The Beauty Of Nasty Emotions~ February 3rd.

Filth is seen as beauty, and conflict ceases to be…

Beyond the commentary of the self-centered mind rests the realm of pure experience. If what “we think” about experience is transcended, and this pure experience is touched we discover the most powerful teacher imaginable, Truth— dharmata. This is the Tantirc approach to meditation in the Buddhist tradition; to awaken to the living quality of meditation right here- right now…

“We have the possibility of anger, of passion, and of ignorance— these emotions have to function somewhere. They draw energy out and redistribute it and draw it out again. A complete cycle, or circulation, takes place. That which provides the possibility for such a circulation to take place is the basic totality that we are talking about— dharmata.

This could hardly be said to be connected only with nirvana— that would be a one-sided view. In a totally awake situation, emotions arise and develop, but those emotions have unconditioned qualities in them. In that sense, the emotions have their polarities and dichotomies.

In actual practice, we might express our aggression, our anger by hitting someone or destroying someone or by being verbally nasty. Such actions and frustrations coming out of our emotions are the result of failing to realize that there is a total space in which these energies are functioning.
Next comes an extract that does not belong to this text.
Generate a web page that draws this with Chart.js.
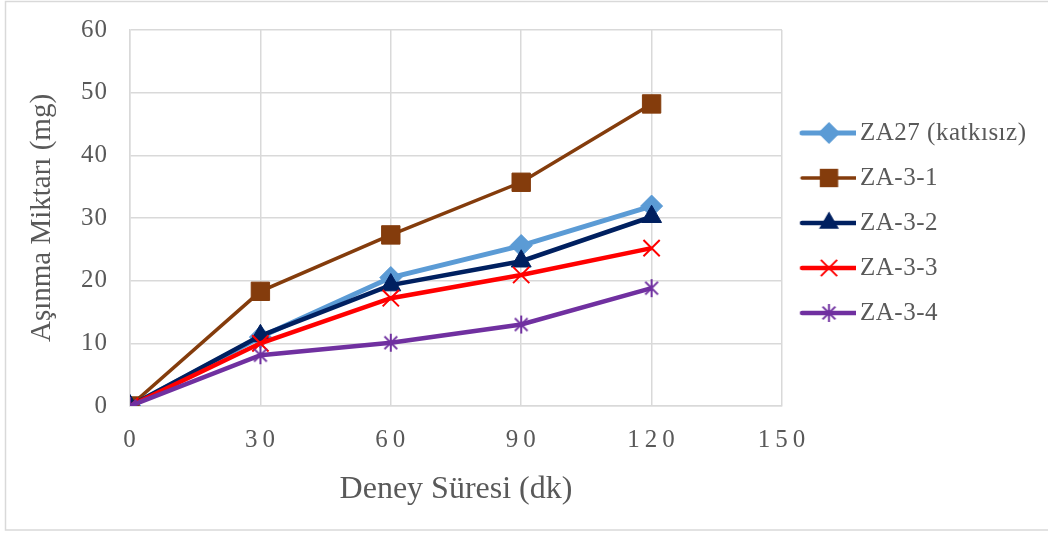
<!DOCTYPE html>
<html>
<head>
<meta charset="utf-8">
<script src="https://cdn.jsdelivr.net/npm/chart.js@4.4.1/dist/chart.umd.min.js"></script>
<style>
  html, body { margin: 0; padding: 0; background: #ffffff; }
  #wrap { width: 1048px; height: 534px; }
</style>
</head>
<body>
<div id="wrap"><canvas id="chart" width="1048" height="534"></canvas></div>
<script>
// Test duration (minutes) and wear loss (mg) for each alloy
const minutes = [0, 30, 60, 90, 120];
const seriesNames = ['ZA27 (katkısız)', 'ZA-3-1', 'ZA-3-2', 'ZA-3-3', 'ZA-3-4'];
const za27 = [0, 11.0, 20.5, 25.6, 31.9];
const za31 = [0, 18.3, 27.3, 35.7, 48.2];
const za32 = [0, 11.2, 19.3, 23.1, 30.2];
const za33 = [0, 10.0, 17.2, 20.9, 25.2];
const za34 = [0, 8.1, 10.1, 13.0, 18.8];
const xTickValues = [0, 30, 60, 90, 120, 150];
const yTickValues = [0, 10, 20, 30, 40, 50, 60];
const xTitle = 'Deney Süresi (dk)';
const yTitle = 'Aşınma Miktarı (mg)';

const FONT = "'Liberation Serif', 'Times New Roman', serif";
const TEXT = '#595959';
const GRID = '#d9d9d9';

// six-armed asterisk marker (diagonal cross plus a vertical bar)
function asteriskMarker(color, size, lw) {
  const c = document.createElement('canvas');
  c.width = size; c.height = size;
  const g = c.getContext('2d');
  const m = size / 2, r = size / 2 - 1;
  const d = r * Math.SQRT1_2;
  g.strokeStyle = color; g.lineWidth = lw; g.lineCap = 'butt';
  g.beginPath();
  g.moveTo(m, m - r); g.lineTo(m, m + r);
  g.moveTo(m - d, m - d); g.lineTo(m + d, m + d);
  g.moveTo(m - d, m + d); g.lineTo(m + d, m - d);
  g.stroke();
  return c;
}

const styles = [
  { color: '#5B9BD5', width: 5, point: 'rectRot', radius: 11, pw: 1 },
  { color: '#843C0C', width: 3.5, point: 'rect', radius: 13, pw: 1 },
  { color: '#002060', width: 4.5, point: 'triangle', radius: 11.5, pw: 1 },
  { color: '#FF0000', width: 4.5, point: 'crossRot', radius: 11.5, pw: 2 },
  { color: '#7030A0', width: 4.5, point: asteriskMarker('#7030A0', 20, 2), radius: 9, pw: 2 }
];
const values = [za27, za31, za32, za33, za34];

// legend icon: a line segment with the series marker on it
function legendIcon(st) {
  const W = 62, H = 28;
  const c = document.createElement('canvas');
  c.width = W; c.height = H;
  const g = c.getContext('2d');
  const cy = H / 2, x0 = 8.25, x1 = 62.25, cx = (x0 + x1) / 2;
  g.strokeStyle = st.color; g.lineWidth = st.width; g.lineCap = 'round';
  g.beginPath(); g.moveTo(x0, cy); g.lineTo(x1 - 1, cy); g.stroke();
  g.fillStyle = st.color; g.strokeStyle = st.color; g.lineCap = 'butt';
  const r = st.radius;
  if (typeof st.point !== 'string') {
    g.drawImage(st.point, cx - st.point.width / 2, cy - st.point.height / 2);
  } else if (st.point === 'rectRot') {
    g.beginPath(); g.moveTo(cx, cy - r); g.lineTo(cx + r, cy); g.lineTo(cx, cy + r); g.lineTo(cx - r, cy); g.closePath(); g.fill();
  } else if (st.point === 'rect') {
    const s = r * Math.SQRT1_2; g.fillRect(cx - s, cy - s, 2 * s, 2 * s);
  } else if (st.point === 'triangle') {
    g.beginPath();
    for (let k = 0; k < 3; k++) {
      const a = k * 2 * Math.PI / 3;
      const px = cx + Math.sin(a) * r, py = cy - Math.cos(a) * r;
      if (k === 0) g.moveTo(px, py); else g.lineTo(px, py);
    }
    g.closePath(); g.fill();
  } else if (st.point === 'crossRot') {
    const d = r * Math.SQRT1_2; g.lineWidth = st.pw;
    g.beginPath(); g.moveTo(cx - d, cy - d); g.lineTo(cx + d, cy + d); g.moveTo(cx - d, cy + d); g.lineTo(cx + d, cy - d); g.stroke();
  }
  return c;
}

const datasets = seriesNames.map((name, i) => ({
  label: name,
  data: minutes.map((m, j) => ({ x: m, y: values[i][j] })),
  borderColor: styles[i].color,
  backgroundColor: styles[i].color,
  borderWidth: styles[i].width,
  pointStyle: styles[i].point,
  pointRadius: styles[i].radius,
  pointHoverRadius: styles[i].radius,
  pointBorderWidth: styles[i].pw,
  pointBorderColor: styles[i].color,
  pointBackgroundColor: styles[i].color,
  tension: 0,
  order: seriesNames.length - i
}));
const icons = styles.map(legendIcon);

const framePlugin = {
  id: 'frame',
  beforeDraw(chart) {
    const ctx = chart.ctx;
    ctx.save();
    ctx.fillStyle = '#ffffff';
    ctx.fillRect(0, 0, chart.width, chart.height);
    ctx.strokeStyle = GRID; ctx.lineWidth = 1.5;
    ctx.strokeRect(5.5, 1.5, chart.width + 10, 528.5);
    ctx.restore();
  }
};

function spaced(obj, key, spacing, dx) {
  if (obj['_sp_' + key]) return;
  const orig = obj[key];
  obj[key] = function (...args) {
    const ctx = this.ctx;
    ctx.save();
    ctx.letterSpacing = spacing;
    if (dx) ctx.translate(dx, 0);
    orig.apply(this, args);
    ctx.restore();
  };
  obj['_sp_' + key] = true;
}

const tweakPlugin = {
  id: 'tweak',
  beforeLayout(chart) {
    const lg = chart.legend;
    if (lg && !lg._fixedFit) {
      const f = lg.fit;
      lg.fit = function () { f.call(this); this.width = 266; };
      lg._fixedFit = true;
    }
  },
  afterLayout(chart) {
    const lg = chart.legend;
    lg.top = 35; lg.bottom = 411; lg.height = 376;
    spaced(chart.scales.x, 'drawLabels', '5px', 2);
    spaced(chart.scales.y, 'drawLabels', '1px', 0);
    spaced(lg, 'draw', '0.5px', 0);
  }
};

function noEdgePadding(s) {
  s.paddingTop = 0; s.paddingBottom = 0; s.paddingLeft = 0; s.paddingRight = 0;
}

new Chart(document.getElementById('chart'), {
  type: 'line',
  data: { datasets },
  plugins: [framePlugin, tweakPlugin],
  options: {
    responsive: false,
    animation: false,
    devicePixelRatio: 1,
    layout: { padding: { left: 5, right: 0, top: 30, bottom: 8 } },
    font: { family: FONT },
    plugins: {
      tooltip: { enabled: false },
      legend: {
        position: 'right',
        fullSize: false,
        labels: {
          usePointStyle: true,
          pointStyleWidth: 45.5,
          padding: 20,
          color: TEXT,
          font: { family: FONT, size: 25 },
          generateLabels: () => seriesNames.map((n, i) => ({
            text: n, pointStyle: icons[i], fillStyle: styles[i].color,
            strokeStyle: styles[i].color, lineWidth: 0, hidden: false,
            datasetIndex: i, fontColor: TEXT
          }))
        }
      }
    },
    scales: {
      x: {
        type: 'linear', min: 0, max: 150,
        afterBuildTicks: (s) => { s.ticks = xTickValues.map(v => ({ value: v })); },
        afterFit: (s) => { s.height = 120; noEdgePadding(s); },
        grid: { color: GRID, lineWidth: 1.5, drawTicks: false },
        border: { color: GRID, width: 1.5 },
        ticks: { color: TEXT, font: { family: FONT, size: 25 }, padding: 19, maxRotation: 0, autoSkip: false },
        title: { display: true, text: xTitle, color: TEXT, font: { family: FONT, size: 32, weight: 'normal' }, padding: { top: 0, bottom: 17 } }
      },
      y: {
        type: 'linear', min: 0, max: 60,
        afterBuildTicks: (s) => { s.ticks = yTickValues.map(v => ({ value: v })); },
        afterFit: (s) => { s.width = 125; noEdgePadding(s); },
        grid: { color: GRID, lineWidth: 1.5, drawTicks: false },
        border: { color: GRID, width: 1.5 },
        ticks: { color: TEXT, font: { family: FONT, size: 25 }, padding: 22 },
        title: { display: true, text: yTitle, color: TEXT, font: { family: FONT, size: 29, weight: 'normal' }, padding: { top: 20, bottom: 0 } }
      }
    }
  }
});
</script>
</body>
</html>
In other words, suppressing or acting out both produce substitute emotions. Both are sedatives…” ~from Orderly Chaos by Chogyam Trungpa

I have never felt more at peace or in love with myself than in those silent moments when I see and accept as real all of the things in me that I hate, all those things that do not agree with my contrived self-image. In those moments insanity is transformed into sanity. Chaos becomes order. Hate is revealed to be love. Filth is seen as beauty, and conflict ceases to be.